Quelques heures plus tard, je débarquais chez mon pharmacien pour lui demander des renseignements sur l’introuvable cannabidiol et il m’informa que la législation actuelle interdisait sa vente et sa consommation. Il m’expliqua aussi que les antirouilles comme mon WD-40 n’étaient uniquement qu’à usage externe et ne pouvaient être transfusés. Ô désillusion! Il me restait cependant les bisphosphonates. Faisant chauffer ma carte de crédit, je me procurais quelques boîtes du précieux médicament et m’empressais de lire la notice, une fois au chaud dans ma voiture. Dans la colonne des effets secondaires, je trouvais les effets suivants : fièvre, douleurs musculaires, fatigue, maux de tête, difficulté à avaler, cancer de l’œsophage… (je vérifiais la boîte pour m’assurer de n’avoir pas acheté par mégarde de la «craie-cancrelat»…) fractures inhabituelles, ostéonécrose de la mâchoire, problèmes oculaires… (je commençais à regretter le «débouche-toilette» ...) anomalies du rythme cardiaque et finalement douleurs osseuses et articulaires. Le médicament légal supposé soulager mes douleurs osseuses pou- vait m’infliger… des douleurs osseuses ! Et pas un mot sur ses effets contre l’oxydation des os…
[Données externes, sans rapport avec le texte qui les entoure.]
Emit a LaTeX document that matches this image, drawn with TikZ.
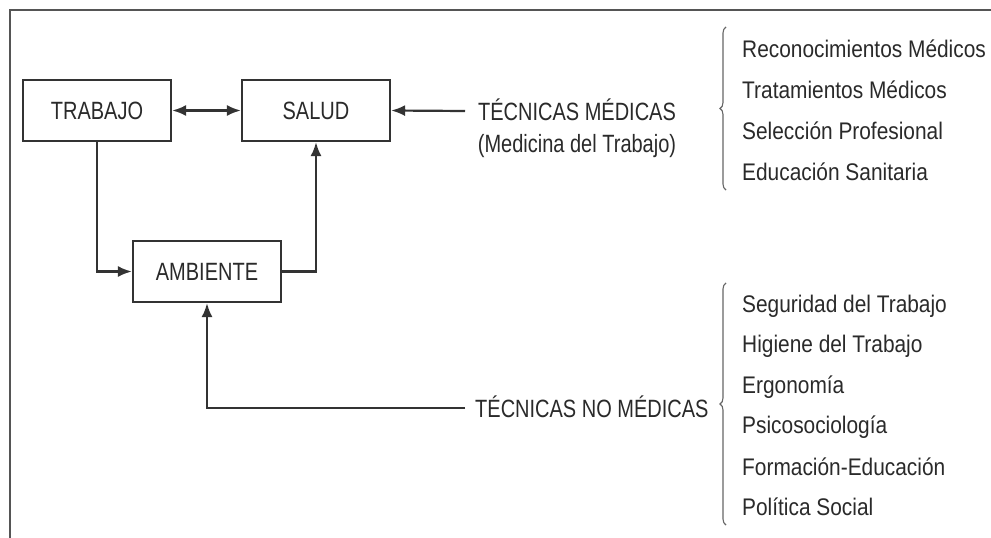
\documentclass[tikz,border=0pt]{standalone}
\usepackage{fontspec}
\setmainfont{Liberation Sans}[FakeStretch=0.80]
\newfontfamily\listfont{Liberation Sans}[FakeStretch=0.87]
\usetikzlibrary{arrows.meta,decorations.pathreplacing}
\definecolor{ink}{HTML}{2A2A2A}
\definecolor{linec}{HTML}{333333}
\definecolor{framec}{HTML}{555555}
\definecolor{bracec}{HTML}{666666}
\tikzset{
  box/.style={draw=linec, line width=2.2pt, minimum width=148pt, minimum height=61pt, inner sep=0pt, text=ink, font=\fontsize{25}{30}\selectfont},
  lbl/.style={text=ink, inner sep=0pt, font=\fontsize{25}{30}\selectfont},
  item/.style={text=ink, inner sep=0pt, anchor=base west, font=\listfont\fontsize{24}{29}\selectfont},
  conn/.style={draw=linec, line width=2.2pt, -{Latex[length=14pt,width=11pt]}},
  biconn/.style={draw=linec, line width=2.2pt, {Latex[length=14pt,width=11pt]}-{Latex[length=14pt,width=11pt]}},
  bracepath/.style={draw=bracec, line width=1.1pt, decorate, decoration={brace, amplitude=6pt}},
}
\begin{document}
\begin{tikzpicture}[x=1pt,y=-1pt]
\useasboundingbox (0,0) rectangle (991,538);
\fill[white] (0,0) rectangle (991,538);
% frame
\draw[framec, line width=2.5pt] (10,540) -- (10,10) -- (993,10);

% boxes
\node[box] (trabajo) at (97,110.5) {TRABAJO};
\node[box] (salud) at (316,110.5) {SALUD};
\node[box] (ambiente) at (207,271.5) {AMBIENTE};

% labels
\node[lbl, anchor=base] (medA) at (577,120) {TÉCNICAS MÉDICAS};
\node[lbl, anchor=base] (medB) at (577,152) {(Medicina del Trabajo)};
\node[lbl, anchor=base west] (nomed) at (475,417) {TÉCNICAS NO MÉDICAS};
\coordinate (mA) at (465,111);
\coordinate (nA) at (465,408);

% connectors
\draw[biconn] (trabajo) -- (salud);
\draw[conn] (mA) -- (salud.east);
\draw[conn] (trabajo.south) |- (ambiente.west);
\draw[conn] (ambiente.east) -| (salud.south);
\draw[conn] (nA) -| (ambiente.south);

% braces
\draw[bracepath] (726,190) -- (726,27);
\draw[bracepath] (726,525) -- (726,283);

% lists
\node[item] (r1) at (742,57) {Reconocimientos Médicos};
\node[item] (r2) at (742,98) {Tratamientos Médicos};
\node[item] (r3) at (742,139) {Selección Profesional};
\node[item] (r4) at (742,180) {Educación Sanitaria};

\node[item] (s1) at (742,312) {Seguridad del Trabajo};
\node[item] (s2) at (742,352) {Higiene del Trabajo};
\node[item] (s3) at (742,393) {Ergonomía};
\node[item] (s4) at (742,433) {Psicosociología};
\node[item] (s5) at (742,475) {Formación-Educación};
\node[item] (s6) at (742,515) {Política Social};
\end{tikzpicture}
\end{document}
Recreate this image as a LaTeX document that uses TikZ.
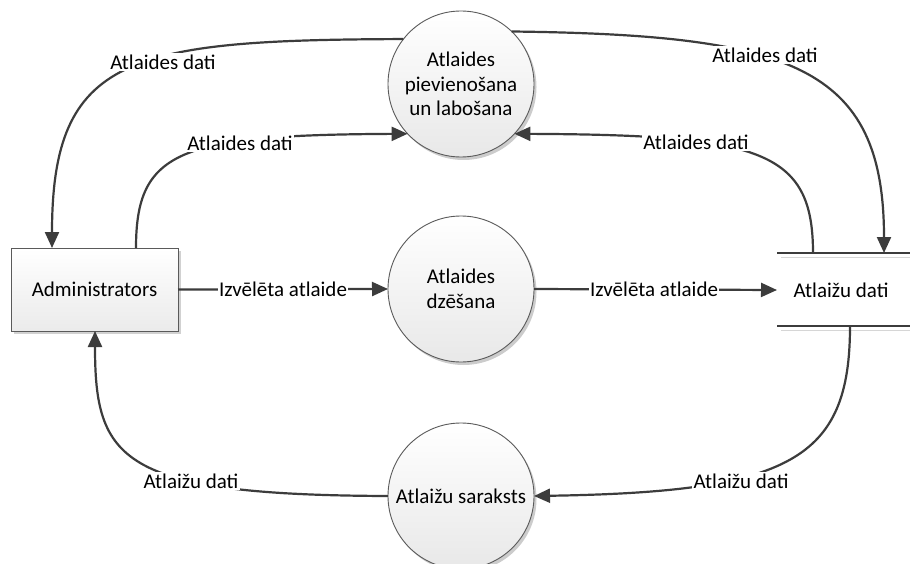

Une seule voie s’ouvrait désormais à moi; militer pour la légalisation du cannabis. Fort de mes contacts en haute cuisine, le cousin-du frère-du clerc-de l’oncle-du voisin-de la tante-du comptable-du père du ministre en charge m’avait promis un rendez-vous avec le troisième adjoint au maire de ma ville pour exposer mes idées et obtenir l’autorisation d’organiser une marche pacifique sur la route royale à la fin du mois. Je lui expliquais durant une bonne heure les vertus du «gandia» thérapeutique, mais mes arguments se brisaient sur des récifs d’incompréhension. Le troisième adjoint fit appeler une collègue à qui j’expliquais à nouveau mon cas, puis on me demanda de repasser la semaine prochaine pour réexpliquer mon dossier à la seconde adjointe au maire. Ainsi, plusieurs mois passèrent et bientôt tous les employés de la mairie, excluant le maire, furent exposés à mes débats sur le sujet. Je fis à pied d’innombrables allers-retours à la municipalité et ma santé s’en trouva grandement améliorée. Et cela, finalement, grâce au cannabis que je n’ai toujours pas pris. L’échec de mon mouvement pour la dépénalisation du cannabis me procura néanmoins cette sombre pensée :

Chassez le naturel et il revient en synthétique!